Relative to the RX 480 and RX 470 then, the performance gains we’re seeing with the RX 580 and RX 570 are nothing spectacular, but then AMD has kept their promises similarly small. In practice this means that the RX 580 is only averaging 3% faster than the RX 480 it replaces in AMD’s product stack, while the RX 570 looks better, picking up 7% over the RX 470. Based on these numbers, I feel it’s fair to say that while both cards are faster than their earlier incarnations, I wouldn’t fault anyone for lumping the two generations of cards together. The small gains don’t enable the newer RX 500 cards to do anything the RX 400 cards couldn’t always do; though even a few percent can make all the difference in a game right on the bubble of sustaining 60fps.
The big change here is on power consumption. RX 580 is a 185W card, while RX 570 starts at 150W. This is a 30-35W increase in TBPs over the RX 400 series, and given the expected prevalence of factory overclocked cards, the TBP of the average retail SKU is probably a bit higher still. Manufacturing improvements in the last year have allowed Polaris to clock higher and/or reduce power consumption slightly at a given clockspeed, however in AMD’s case they’ve opted to spend all of these gains (and then-some) on clockspeed improvements, hence the TBPs we’re seeing today.

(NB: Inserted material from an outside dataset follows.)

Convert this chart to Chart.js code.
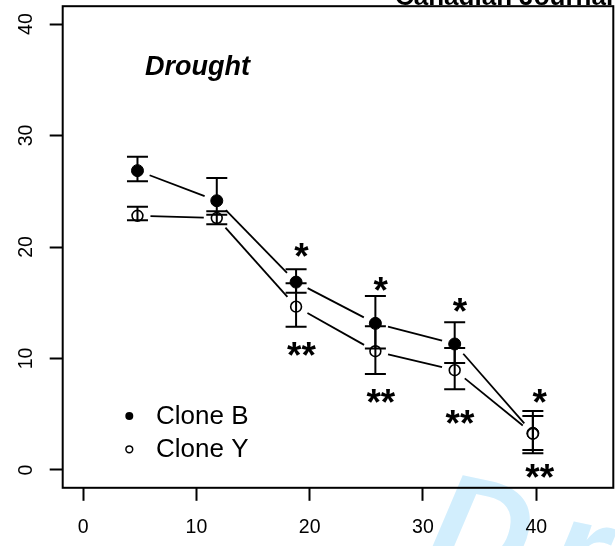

While this is a natural consequence of cranking up Polaris’s clockspeeds, what’s not really being said by AMD is why. And while not putting word’s in AMD’s mouth, from an outside perspective it’s pretty easy to see what’s going on. Polaris greatly improved AMD’s energy efficiency, but then Pascal did much the same for NVIDIA. As a result while the RX 400 series cards delivered good performance, they weren’t very competitive with NVIDIA’s GTX 10 series in the realm of power consumption. Consequently AMD’s no longer trying to compete on power efficiency on the Polaris 10 series.
As for the competitive landscape then, AMD’s situation has improved, though I fear by not enough. Across the full spread of games in our benchmark suite, the RX 580 and GTX 1060 6GB change lead a few different times, so the RX 580 is able to best NVIDIA’s best in absolute performance in the right games. The problem for AMD is that those games appear to be too few; as a result the RX 580 trails the GTX 1060 by an average of 7% at both 1080p and 1440p. AMD has narrowed the gap somewhat – this was an 11% deficit with the RX 480 – but not by enough. And coupled with AMD’s worse power efficiency, this puts AMD in a tough spot. The biggest challenge right now is that GTX 1060 prices have come down to the same $229 spot just in time for the RX 500 series launch, so AMD doesn’t have a consistent price advantage. That’s the one thing AMD can change, and it’s likely to be where they need to look next.